There's something to be said for a big-ticket, effects-driven summer blockbuster being an original piece of work—that's right, it's not based on a toy—and designed with care, especially its antagonistic creatures. They might have little on the dinosaurs in "Jurassic Park" or even the terrifyingly formidable monster in "Cloverfield," but for fantastical, neon-colored beasties, the varying Kaiju designs, from Godzilla-like lizards to aquatic hammerheads, are detailed, grotesquely beautiful, and just plain awesome to look at. The picture is set on a spectacular scale and has an epic scope. More importantly, Guillermo Navarro's glorious lensing makes the imagery pop, especially the nighttime brawls during torrential downpours, and steadily relies on geography, so we can, you know, understand which big thing is in relation to which other big thing.
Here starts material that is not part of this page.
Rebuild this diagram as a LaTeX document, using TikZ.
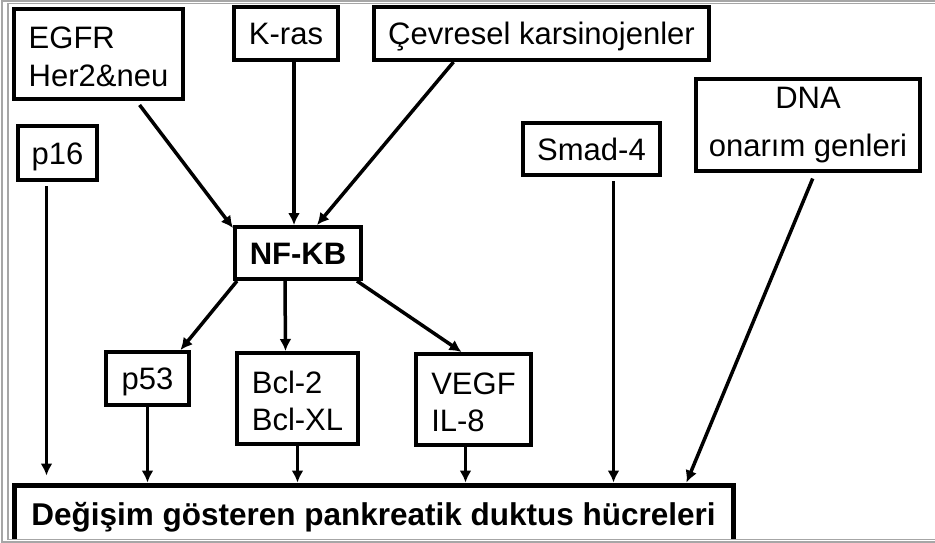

Amidst all the smashing, there's the amusing use of a full-size battleship and swords, an umbilical cord strangulation, and then a three-second break from the destruction involving a Newton's Cradle earns a chuckle. In the daylight, there's a stirring memory, along with the haunting image of a red buckle shoe, from Mako's past that allows us to understand her vulnerability and reason for revenge on the Kaiju.

The antithesis of noisy, dumb, hollow, and joyless action tentpoles, "Pacific Rim" has a sense of joy. Because of del Toro's genuine artistry and affection for fantasy, the film is coherent and thrilling as kinetic eye-candy and doesn't leave one utterly cold on an emotional level. Though 132 minutes is a long time for what simply amounts to robots taking out monsters, it's a chance to see a visionary director reach into his toy box and tap into that giddy excitement he felt as a kid. Another purely fun feature presentation to go with the air conditioning and concessions has arrived.